FACT: This calculation came from a 2015 paper and has since been discredited. In calculating how much plastic debris ends up in the ocean, the paper only predicts the world’s plastic output up until 2025 with data collected from just a single location — San Francisco Bay. In addition, the estimate for fish mass comes from a 2008 report that speculates the global mass of all marine animals based on how much phytoplankton is on the surface of the sea. Since then, the same research group concluded that there may be many times that amount of ocean biomass.

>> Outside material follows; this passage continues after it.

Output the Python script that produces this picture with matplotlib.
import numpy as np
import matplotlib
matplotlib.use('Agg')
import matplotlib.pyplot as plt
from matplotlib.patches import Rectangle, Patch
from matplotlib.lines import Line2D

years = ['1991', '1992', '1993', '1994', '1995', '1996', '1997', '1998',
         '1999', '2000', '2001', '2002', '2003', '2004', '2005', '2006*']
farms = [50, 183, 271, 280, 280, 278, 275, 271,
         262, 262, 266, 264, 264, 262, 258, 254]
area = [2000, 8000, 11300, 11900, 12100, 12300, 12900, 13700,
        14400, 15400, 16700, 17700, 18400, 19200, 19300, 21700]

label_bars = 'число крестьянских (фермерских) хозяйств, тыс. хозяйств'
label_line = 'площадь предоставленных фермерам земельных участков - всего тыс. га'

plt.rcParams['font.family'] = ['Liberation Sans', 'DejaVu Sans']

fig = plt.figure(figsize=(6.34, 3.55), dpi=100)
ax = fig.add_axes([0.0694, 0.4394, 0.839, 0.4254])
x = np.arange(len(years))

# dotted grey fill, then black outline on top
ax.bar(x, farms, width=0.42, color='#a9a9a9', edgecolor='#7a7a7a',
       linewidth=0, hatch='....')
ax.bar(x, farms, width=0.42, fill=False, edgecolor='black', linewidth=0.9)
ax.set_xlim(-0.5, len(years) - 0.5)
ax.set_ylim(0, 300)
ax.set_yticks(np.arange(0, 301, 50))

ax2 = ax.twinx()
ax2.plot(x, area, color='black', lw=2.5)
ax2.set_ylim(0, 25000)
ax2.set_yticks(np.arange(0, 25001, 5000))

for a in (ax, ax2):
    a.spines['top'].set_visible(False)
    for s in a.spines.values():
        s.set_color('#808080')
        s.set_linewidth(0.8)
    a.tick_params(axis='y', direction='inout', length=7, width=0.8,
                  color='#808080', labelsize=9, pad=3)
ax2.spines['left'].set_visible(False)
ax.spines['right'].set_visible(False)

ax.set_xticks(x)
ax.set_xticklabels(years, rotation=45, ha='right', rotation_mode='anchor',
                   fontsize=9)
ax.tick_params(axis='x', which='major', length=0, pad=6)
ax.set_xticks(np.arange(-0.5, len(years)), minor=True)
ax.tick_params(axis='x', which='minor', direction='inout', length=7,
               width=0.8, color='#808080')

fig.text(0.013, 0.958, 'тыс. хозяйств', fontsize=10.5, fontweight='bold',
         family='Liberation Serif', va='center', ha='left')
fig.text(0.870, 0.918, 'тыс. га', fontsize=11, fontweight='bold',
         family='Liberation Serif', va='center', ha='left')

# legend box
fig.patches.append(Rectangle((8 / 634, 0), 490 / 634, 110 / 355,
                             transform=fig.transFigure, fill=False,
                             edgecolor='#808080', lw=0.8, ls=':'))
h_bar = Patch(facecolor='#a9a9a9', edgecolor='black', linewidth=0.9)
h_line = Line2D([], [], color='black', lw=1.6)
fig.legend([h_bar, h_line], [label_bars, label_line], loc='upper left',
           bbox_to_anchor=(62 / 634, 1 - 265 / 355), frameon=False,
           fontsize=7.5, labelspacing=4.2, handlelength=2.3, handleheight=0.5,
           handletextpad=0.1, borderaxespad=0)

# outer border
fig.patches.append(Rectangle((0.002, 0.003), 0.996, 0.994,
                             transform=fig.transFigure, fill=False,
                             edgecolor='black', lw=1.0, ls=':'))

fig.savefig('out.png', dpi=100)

And, says the lead researcher, it’s still really hard to tease out how much of that biomass is made of fish.
Will plastic really outweigh fish in the ocean by 2050?
Patrick Monahan for Science Magazine
Just to be clear, PWF absolutely considers plastic in the ocean an immense problem and carries out advocacy work, like formally supporting the Break Free From Plastic Pollution Act, which you can read more about in the Advocacy Efforts section on our Conservation page. In addition, we remove plastic from the ocean during our ecotours and have several Conservation projects aimed at reducing plastic in the marine environment, including RETHINK, The Last Straw, Coastal Marine Debris Monitoring Program, and Adopt a Beach.
PWF encourages everyone to always ask questions, and dig deeper. We should never take one source of information and formulate a position, as we know how fast misinformation can spread to the detriment of the causes and values we hold dear. PWF will continue to provide unbiased, informed, and science-based recommendations on how to combat the major stressors to whales and dolphins and provide the tools to take action.